The form of the poem is time royal–seven-line stanzas of iambic pentameter rhyming ababbcc. (It gets its name from having been used by King James I of Scotland in the early 1400s in a poem called “The King’s Quair,” but actually Chaucer first used it at least a generation earlier.) Both rhyme and meter may seem pretty irregular to a reader of today, but remember that Modern English was still fairly new when Wyatt wrote the poem (probably in the 1520s, although it wasn’t published until 1557), and many words may have been pronounced or accented differently from the way they are today.

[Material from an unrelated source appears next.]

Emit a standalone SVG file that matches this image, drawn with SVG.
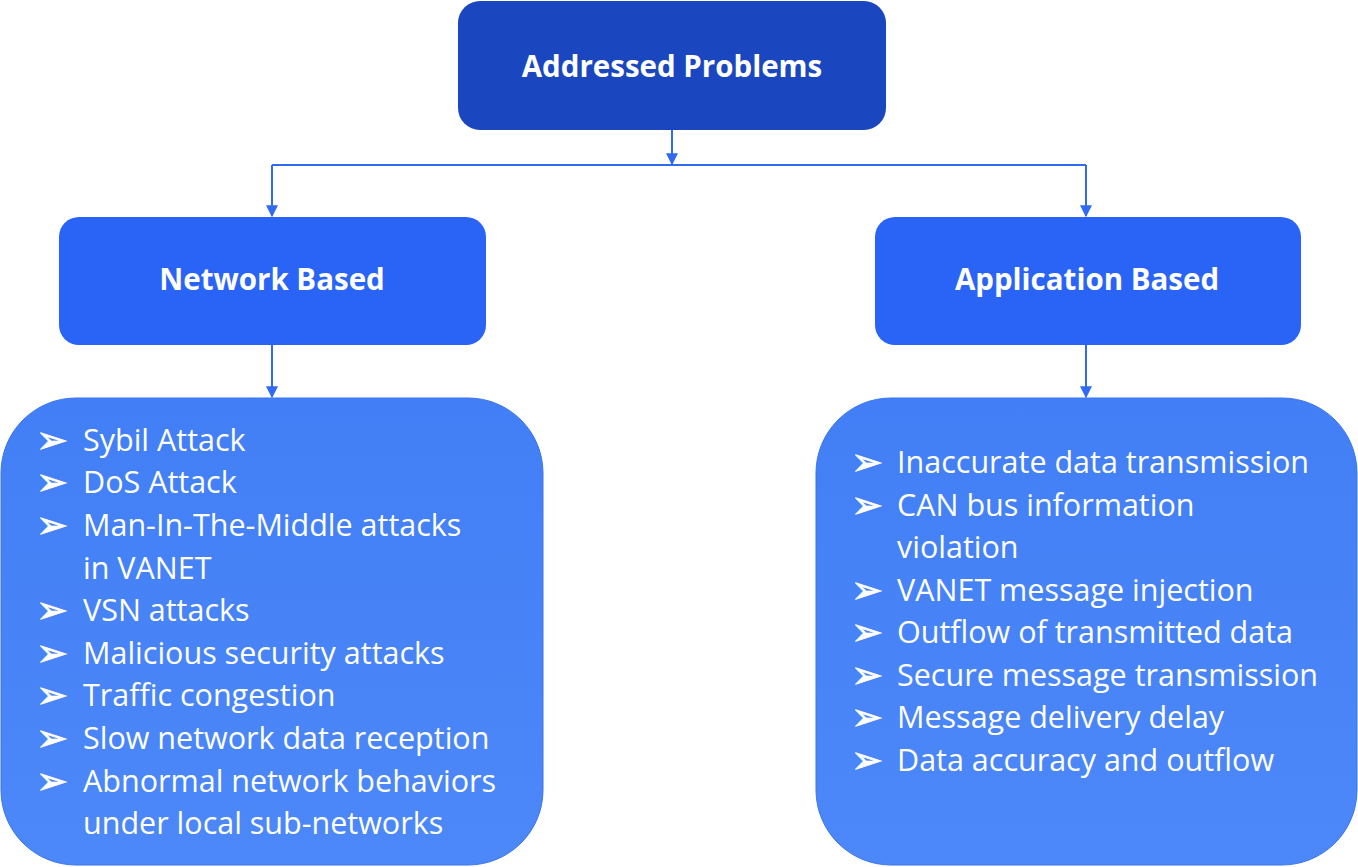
<svg xmlns="http://www.w3.org/2000/svg" width="1358" height="867" viewBox="0 0 1358 867">
<defs>
<style>
.title{font-family:"Open Sans","Liberation Sans",sans-serif;font-weight:bold;fill:#fff;text-anchor:middle;font-size:29.5px}
.item{font-family:"Open Sans","Liberation Sans",sans-serif;font-size:30.5px;fill:#fff}
.bul{font-family:"DejaVu Sans",sans-serif;font-size:38px;fill:#fff;stroke:#fff;stroke-width:0.8}
.conn{stroke:#2F6BF2;stroke-width:2;fill:none}
</style>
<linearGradient id="lg" x1="0" y1="0" x2="0" y2="1">
<stop offset="0" stop-color="#427FF6"/>
<stop offset="1" stop-color="#4C88F8"/>
</linearGradient>
<marker id="ah" viewBox="0 0 10 10" refX="9" refY="5" markerWidth="12" markerHeight="12" markerUnits="userSpaceOnUse" orient="auto">
<path d="M0,0 L10,5 L0,10 z" fill="#2F6BF2"/>
</marker>
</defs>
<g id="connectors">
<path class="conn" d="M672,130 V164" marker-end="url(#ah)"/>
<path class="conn" d="M272,165 H1086"/>
<path class="conn" d="M272,165 V216" marker-end="url(#ah)"/>
<path class="conn" d="M1086,165 V216" marker-end="url(#ah)"/>
<path class="conn" d="M272,345 V397" marker-end="url(#ah)"/>
<path class="conn" d="M1086,345 V397" marker-end="url(#ah)"/>
</g>
<g id="addressed">
<rect x="458" y="1" width="428" height="129" rx="22" fill="#1A47C0"/>
<text class="title" x="672" y="77">Addressed Problems</text>
</g>
<g id="network">
<rect x="59" y="217" width="427" height="128" rx="20" fill="#2A64F6"/>
<text class="title" x="272" y="290">Network Based</text>
</g>
<g id="application">
<rect x="875" y="217" width="426" height="128" rx="20" fill="#2A64F6"/>
<text class="title" x="1087" y="290">Application Based</text>
</g>
<g id="network-list">
<rect x="1" y="398" width="542" height="467" rx="75" fill="url(#lg)" stroke="#3A74EE" stroke-width="1"/>
<g class="bul">
<text x="36" y="453">➢</text><text x="36" y="495">➢</text><text x="36" y="538">➢</text>
<text x="36" y="623">➢</text><text x="36" y="666">➢</text><text x="36" y="708">➢</text>
<text x="36" y="751">➢</text><text x="36" y="794">➢</text>
</g>
<g class="item">
<text x="83" y="451">Sybil Attack</text>
<text x="83" y="493">DoS Attack</text>
<text x="83" y="536">Man-In-The-Middle attacks</text>
<text x="83" y="579">in VANET</text>
<text x="83" y="621">VSN attacks</text>
<text x="83" y="664">Malicious security attacks</text>
<text x="83" y="706">Traffic congestion</text>
<text x="83" y="749">Slow network data reception</text>
<text x="83" y="792">Abnormal network behaviors</text>
<text x="83" y="834">under local sub-networks</text>
</g>
</g>
<g id="application-list">
<rect x="816" y="398" width="541" height="467" rx="75" fill="url(#lg)" stroke="#3A74EE" stroke-width="1"/>
<g class="bul">
<text x="851" y="475">➢</text><text x="851" y="518">➢</text>
<text x="851" y="603">➢</text><text x="851" y="645">➢</text><text x="851" y="688">➢</text>
<text x="851" y="730">➢</text><text x="851" y="773">➢</text>
</g>
<g class="item">
<text x="897" y="473">Inaccurate data transmission</text>
<text x="897" y="516">CAN bus information</text>
<text x="897" y="558">violation</text>
<text x="897" y="601">VANET message injection</text>
<text x="897" y="643">Outflow of transmitted data</text>
<text x="897" y="686">Secure message transmission</text>
<text x="897" y="728">Message delivery delay</text>
<text x="897" y="771">Data accuracy and outflow</text>
</g>
</g>
</svg>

The imagery Wyatt employs also recalls the animal world. In the first stanza, the women the speaker dallies with are referred to simply as “they” and “them,” grouping them together into a generic mass that is barely human. The women’s human qualities become further depleted by the other words applied to them such as tame and wild. Even their actions are those of the animal world—they “take bread at my hand,” “stalk,” and “range.” More specifically, several of the images can be connected to falconry, one of the popular aristocratic sports in early modern England. Falcons were controlled through the use of jesses, or strips of leather tied around their legs and feet, which were called stalks. A bird with a “naked leg,” such as the women in the first stanza had, was considered tame.
Other images can be connected with hunting as well. The verb seek implies looking for a game, and “caught” in the second stanza signals the result of the hunt. The lady’s phrase “dear heart” may also be read as a play on “hart,” meaning a stag, the grandest prize of the hunt. A recent critic has suggested that this particular pun suggests the overlapping of gender: As female deer and male hart, the poet is both the passive recipient of love and the active model for the lover. The sense of activity and passivity is heightened by the repetition of images of freeing and binding. In the initial stanza, the speaker is free while the women are “tame” (bound), but in the next stanza, he is “caught” by the free woman in her loose gown. He becomes more ensnared as the affair progresses, but she soon gives him “leave to go.” The poem ends with both of them having freedom, although only one party desires it.
ASSESSMENT QUESTIONS
1. The poem is written in a unique structure. Translate the first line of the poem into modern English.
Answers may vary. Example: The speaker of the poem is the seeker and not the one who flees. “They flee from me that I sometimes did seek.”
2. What is the feeling of the narrator toward the woman he speaks of in this poem?
Answers may vary. Example: The narrator is frustrated by the fact that women who were once gentle and kind to him and once kept him company now act wildly as if they don’t know him at all. He reflects on one woman in particular, and wonders if it is fair that, since she left him, he feels such loss, while she might feel no sadness at all.
3. To what animal does the speaker compare the objects of his desire?
The speaker compares the “they” of the poem to wild animals, probably horses, which now range in his possession.
4. Why has the speaker stopped chasing women?
The speaker has fallen in love with one.
5. What is the poem’s rhyme scheme? What type of poem does this scheme suggest?
The poem is written in rhyme royale, consisting of seven-line stanzas of iambic pentameter with a rhyme scheme of a/b/a/b/b/c/c.
6. The line, “And I have leave to go, of her goodness” is an example of what literary convention?
The line exemplifies irony, in that the speaker really has not let go of his love.
7. Why is the word ‘she’ italicized in the last line of the poem? Why has Wyatt given this word special emphasis?
Answers may vary. Example: The poem is written as a monologue, and so the italics may suggest that the speaker is placing significance on the word. Perhaps it is to emphasize his idea that he knows what he deserves in life and she does not.